**What needs to be done:**
Drop every picture, then transcribe the remaining data exactly.
>> start Data block
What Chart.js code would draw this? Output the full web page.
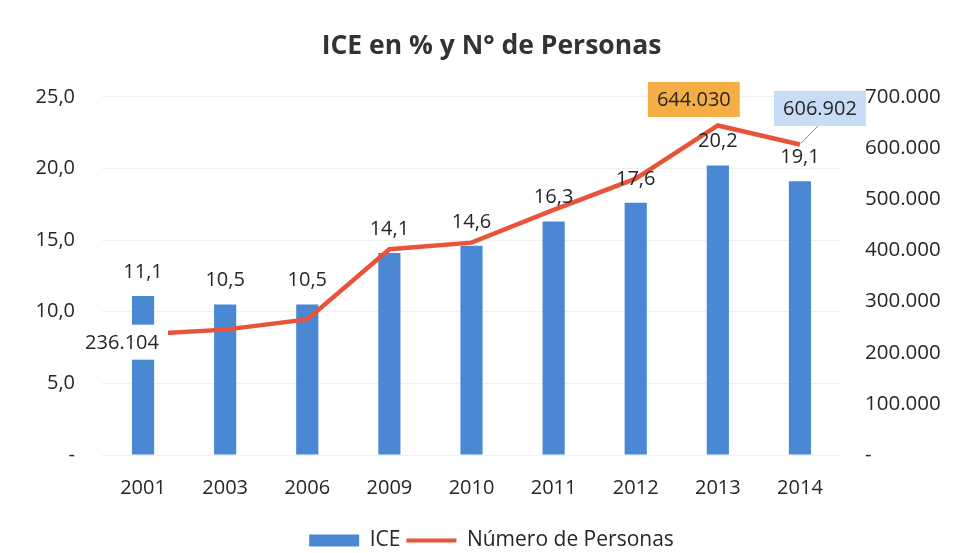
<!DOCTYPE html>
<html>
<head>
<meta charset="utf-8">
<script src="https://cdn.jsdelivr.net/npm/chart.js@4"></script>
<style>
  html, body { margin: 0; padding: 0; background: #fff; }
  #wrap { width: 953px; height: 553px; }
</style>
</head>
<body>
<div id="wrap"><canvas id="iceChart" width="953" height="553"></canvas></div>
<script>
// data
const years = ['2001', '2003', '2006', '2009', '2010', '2011', '2012', '2013', '2014'];
const ice = [11.1, 10.5, 10.5, 14.1, 14.6, 16.3, 17.6, 20.2, 19.1];
const personas = [236104, 245000, 265000, 402000, 415000, 479000, 540000, 644030, 606902];
const iceTicks = [0, 5, 10, 15, 20, 25];
const personasTicks = [0, 100000, 200000, 300000, 400000, 500000, 600000, 700000];
// which line points get a boxed label, and how
const personasLabels = [
  { i: 0, fill: '#ffffff', dx: -21, dy: 8 },
  { i: 7, fill: '#F4AE45', dx: -24, dy: -26 },
  { i: 8, fill: '#C8DDF5', dx: 20, dy: -36, leader: true }
];

const FONT = "'Open Sans', 'Liberation Sans', sans-serif";
const BLUE = '#4A88D4';
const RED = '#E8533A';
const TXT = '#262626';

const fmtIce = v => v === 0 ? '-' : v.toFixed(1).replace('.', ',');
const fmtPers = v => v === 0 ? '-' : Math.round(v).toString().replace(/\B(?=(\d{3})+(?!\d))/g, '.');

// draws the value labels (no datalabels plugin available)
const valueLabels = {
  id: 'valueLabels',
  afterLayout(chart) {
    // title and legend sit a bit right of the canvas centre in the original
    chart.titleBlock.left += 15;
    chart.titleBlock.right += 15;
    chart.legend.left += 15;
    chart.legend.right += 15;
  },
  afterDatasetsDraw(chart) {
    const ctx = chart.ctx;
    ctx.save();
    ctx.font = '20px ' + FONT;
    ctx.fillStyle = TXT;
    ctx.textAlign = 'center';
    ctx.textBaseline = 'middle';

    const bars = chart.getDatasetMeta(0).data;
    bars.forEach((bar, i) => {
      ctx.fillText(fmtIce(ice[i]), bar.x, bar.y - 24);
    });

    const pts = chart.getDatasetMeta(1).data;
    personasLabels.forEach(l => {
      const p = pts[l.i];
      const text = fmtPers(personas[l.i]);
      const cx = p.x + l.dx, cy = p.y + l.dy;
      const w = ctx.measureText(text).width + 18;
      const h = 35;
      if (l.leader) {
        ctx.strokeStyle = '#8a8a8a';
        ctx.lineWidth = 1;
        ctx.beginPath();
        ctx.moveTo(cx - 2, cy + h / 2);
        ctx.lineTo(p.x + 1, p.y - 1);
        ctx.stroke();
      }
      ctx.fillStyle = l.fill;
      ctx.fillRect(cx - w / 2, cy - h / 2, w, h);
      ctx.fillStyle = TXT;
      ctx.fillText(text, cx, cy + 1);
    });
    ctx.restore();
  }
};

new Chart(document.getElementById('iceChart'), {
  data: {
    labels: years,
    datasets: [
      {
        type: 'bar',
        label: 'ICE',
        data: ice,
        backgroundColor: BLUE,
        barPercentage: 0.27,
        categoryPercentage: 1,
        yAxisID: 'y',
        order: 1
      },
      {
        type: 'line',
        label: 'Número de Personas',
        data: personas,
        borderColor: RED,
        backgroundColor: RED,
        borderWidth: 4.5,
        pointRadius: 0,
        tension: 0,
        yAxisID: 'y2',
        order: 0
      }
    ]
  },
  options: {
    responsive: false,
    animation: false,
    layout: { padding: { top: 0, bottom: -8, left: 0, right: 0 } },
    scales: {
      x: {
        afterFit: s => { s.height += 3; },
        grid: { display: false, drawTicks: false },
        border: { display: false },
        ticks: { color: TXT, font: { family: FONT, size: 20 }, padding: 21 }
      },
      y: {
        position: 'left',
        min: 0,
        max: 25,
        afterBuildTicks: s => { s.ticks = iceTicks.map(v => ({ value: v })); },
        afterFit: s => { s.width = 102; },
        grid: { color: '#f0f0f0', drawTicks: false },
        border: { display: false },
        ticks: { color: TXT, font: { family: FONT, size: 20 }, padding: 27, callback: v => fmtIce(v) }
      },
      y2: {
        position: 'right',
        min: 0,
        max: 700000,
        afterBuildTicks: s => { s.ticks = personasTicks.map(v => ({ value: v })); },
        afterFit: s => { s.width = 112; },
        grid: { display: false, drawTicks: false },
        border: { display: false },
        ticks: { color: TXT, font: { family: FONT, size: 20.5 }, padding: 24, callback: v => fmtPers(v) }
      }
    },
    plugins: {
      title: {
        display: true,
        text: 'ICE en % y N° de Personas',
        color: '#333333',
        font: { family: FONT, size: 26.5, weight: 'bold' },
        padding: { top: 31, bottom: 34 }
      },
      legend: {
        display: true,
        position: 'bottom',
        labels: {
          color: TXT,
          font: { family: FONT, size: 21 },
          usePointStyle: true,
          pointStyleWidth: 50,
          boxHeight: 12,
          padding: 6,
          generateLabels: () => [
            { text: 'ICE', fillStyle: BLUE, strokeStyle: BLUE, lineWidth: 0, pointStyle: 'rect', datasetIndex: 0, fontColor: TXT },
            { text: 'Número de Personas', fillStyle: RED, strokeStyle: RED, lineWidth: 4, pointStyle: 'line', datasetIndex: 1, fontColor: TXT }
          ]
        }
      },
      tooltip: { enabled: false }
    }
  },
  plugins: [valueLabels]
});
</script>
</body>
</html>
>> end Data block
**Solution to this problem:**
What Chart.js code would draw this? Output the full web page.
<!DOCTYPE html>
<html>
<head>
<meta charset="utf-8">
<script src="https://cdn.jsdelivr.net/npm/chart.js@4"></script>
<style>
  html, body { margin: 0; padding: 0; background: #fff; }
  #wrap { width: 953px; height: 553px; }
</style>
</head>
<body>
<div id="wrap"><canvas id="iceChart" width="953" height="553"></canvas></div>
<script>
// data
const years = ['2001', '2003', '2006', '2009', '2010', '2011', '2012', '2013', '2014'];
const ice = [11.1, 10.5, 10.5, 14.1, 14.6, 16.3, 17.6, 20.2, 19.1];
const personas = [236104, 245000, 265000, 402000, 415000, 479000, 540000, 644030, 606902];
const iceTicks = [0, 5, 10, 15, 20, 25];
const personasTicks = [0, 100000, 200000, 300000, 400000, 500000, 600000, 700000];
// which line points get a boxed label, and how
const personasLabels = [
  { i: 0, fill: '#ffffff', dx: -21, dy: 8 },
  { i: 7, fill: '#F4AE45', dx: -24, dy: -26 },
  { i: 8, fill: '#C8DDF5', dx: 20, dy: -36, leader: true }
];

const FONT = "'Open Sans', 'Liberation Sans', sans-serif";
const BLUE = '#4A88D4';
const RED = '#E8533A';
const TXT = '#262626';

const fmtIce = v => v === 0 ? '-' : v.toFixed(1).replace('.', ',');
const fmtPers = v => v === 0 ? '-' : Math.round(v).toString().replace(/\B(?=(\d{3})+(?!\d))/g, '.');

// draws the value labels (no datalabels plugin available)
const valueLabels = {
  id: 'valueLabels',
  afterLayout(chart) {
    // title and legend sit a bit right of the canvas centre in the original
    chart.titleBlock.left += 15;
    chart.titleBlock.right += 15;
    chart.legend.left += 15;
    chart.legend.right += 15;
  },
  afterDatasetsDraw(chart) {
    const ctx = chart.ctx;
    ctx.save();
    ctx.font = '20px ' + FONT;
    ctx.fillStyle = TXT;
    ctx.textAlign = 'center';
    ctx.textBaseline = 'middle';

    const bars = chart.getDatasetMeta(0).data;
    bars.forEach((bar, i) => {
      ctx.fillText(fmtIce(ice[i]), bar.x, bar.y - 24);
    });

    const pts = chart.getDatasetMeta(1).data;
    personasLabels.forEach(l => {
      const p = pts[l.i];
      const text = fmtPers(personas[l.i]);
      const cx = p.x + l.dx, cy = p.y + l.dy;
      const w = ctx.measureText(text).width + 18;
      const h = 35;
      if (l.leader) {
        ctx.strokeStyle = '#8a8a8a';
        ctx.lineWidth = 1;
        ctx.beginPath();
        ctx.moveTo(cx - 2, cy + h / 2);
        ctx.lineTo(p.x + 1, p.y - 1);
        ctx.stroke();
      }
      ctx.fillStyle = l.fill;
      ctx.fillRect(cx - w / 2, cy - h / 2, w, h);
      ctx.fillStyle = TXT;
      ctx.fillText(text, cx, cy + 1);
    });
    ctx.restore();
  }
};

new Chart(document.getElementById('iceChart'), {
  data: {
    labels: years,
    datasets: [
      {
        type: 'bar',
        label: 'ICE',
        data: ice,
        backgroundColor: BLUE,
        barPercentage: 0.27,
        categoryPercentage: 1,
        yAxisID: 'y',
        order: 1
      },
      {
        type: 'line',
        label: 'Número de Personas',
        data: personas,
        borderColor: RED,
        backgroundColor: RED,
        borderWidth: 4.5,
        pointRadius: 0,
        tension: 0,
        yAxisID: 'y2',
        order: 0
      }
    ]
  },
  options: {
    responsive: false,
    animation: false,
    layout: { padding: { top: 0, bottom: -8, left: 0, right: 0 } },
    scales: {
      x: {
        afterFit: s => { s.height += 3; },
        grid: { display: false, drawTicks: false },
        border: { display: false },
        ticks: { color: TXT, font: { family: FONT, size: 20 }, padding: 21 }
      },
      y: {
        position: 'left',
        min: 0,
        max: 25,
        afterBuildTicks: s => { s.ticks = iceTicks.map(v => ({ value: v })); },
        afterFit: s => { s.width = 102; },
        grid: { color: '#f0f0f0', drawTicks: false },
        border: { display: false },
        ticks: { color: TXT, font: { family: FONT, size: 20 }, padding: 27, callback: v => fmtIce(v) }
      },
      y2: {
        position: 'right',
        min: 0,
        max: 700000,
        afterBuildTicks: s => { s.ticks = personasTicks.map(v => ({ value: v })); },
        afterFit: s => { s.width = 112; },
        grid: { display: false, drawTicks: false },
        border: { display: false },
        ticks: { color: TXT, font: { family: FONT, size: 20.5 }, padding: 24, callback: v => fmtPers(v) }
      }
    },
    plugins: {
      title: {
        display: true,
        text: 'ICE en % y N° de Personas',
        color: '#333333',
        font: { family: FONT, size: 26.5, weight: 'bold' },
        padding: { top: 31, bottom: 34 }
      },
      legend: {
        display: true,
        position: 'bottom',
        labels: {
          color: TXT,
          font: { family: FONT, size: 21 },
          usePointStyle: true,
          pointStyleWidth: 50,
          boxHeight: 12,
          padding: 6,
          generateLabels: () => [
            { text: 'ICE', fillStyle: BLUE, strokeStyle: BLUE, lineWidth: 0, pointStyle: 'rect', datasetIndex: 0, fontColor: TXT },
            { text: 'Número de Personas', fillStyle: RED, strokeStyle: RED, lineWidth: 4, pointStyle: 'line', datasetIndex: 1, fontColor: TXT }
          ]
        }
      },
      tooltip: { enabled: false }
    }
  },
  plugins: [valueLabels]
});
</script>
</body>
</html>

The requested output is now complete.